Western diet ups breast cancer risk among Chinese

WASHINGTON (Reuters) - Post-menopausal Chinese women who eat a Western-style diet heavy in meat and sweets face a higher risk of breast cancer than their counterparts who stick to a typical Chinese diet loaded with vegetables and soy, a study found.

The researchers, writing on Tuesday in the journal Cancer Epidemiology, Biomarkers & Prevention, tracked about 3,000 women in Shanghai, about half of whom were diagnosed with breast cancer.

Post-menopausal women who ate a Western-style diet -- beef, pork, shrimp, chicken, candy, desserts and dairy products -- were 60 percent more likely to develop breast cancer than those eating a diet based on vegetables and soy, the study found.

The study found the increased risk most acute for cancer involving so-called estrogen-receptor positive tumors. The post-menopausal women with the Western-style diet experienced a 90 percent increased risk for this type of breast cancer.

One of the researchers, Marilyn Tseng of the Fox Chase Cancer Center in Philadelphia, said the study detected a much smaller increased breast cancer risk among younger women on a Western-style diet which was not statistically significant.

Tseng noted that breast cancer rates among Asian women traditionally have been low but have been rising in recent years. Some experts have suspected that the adoption of a more Western diet may be at least partly to blame.

“The increase in risk did appear to be due to the increase in red-meat intake,” Tseng said in a telephone interview. “But we didn’t do specific analyses to see if it could have been due to other parts of a western diet, like the high intake of desserts or high intake of dairy.”

The findings also suggested such a diet may increase breast cancer likelihood by increasing obesity, the researchers said.
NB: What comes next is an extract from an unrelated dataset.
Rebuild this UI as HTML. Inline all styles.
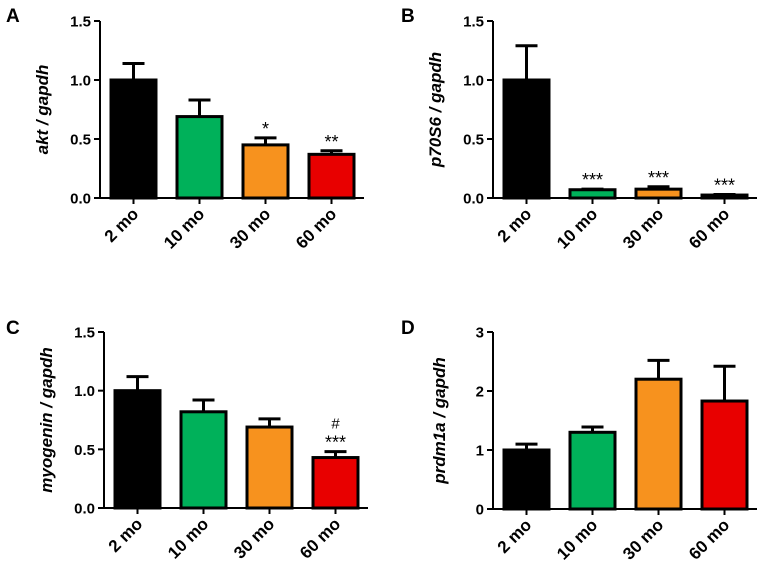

“We are the first to find evidence for an increased risk of breast cancer for a Western-style dietary pattern in an Asian population,” the researchers wrote.

They detected two dietary patterns in the women, who were diagnosed with their cancer from 1996 to 1998 and were subsequently interviewed about what they ate.

One was a “vegetable-soy” pattern based on tofu, cauliflower, beans, bean sprouts and green leafy vegetables, with not much meat. The other was a “meat-sweet” pattern among women gravitating away from typical Chinese fare in favor of more Western foods.

“Most studies have tended to look at single dietary factors. And what was unique about this study is that we tried to describe patterns of intake -- foods that go together, that seem to occur together in the diet,” Tseng said.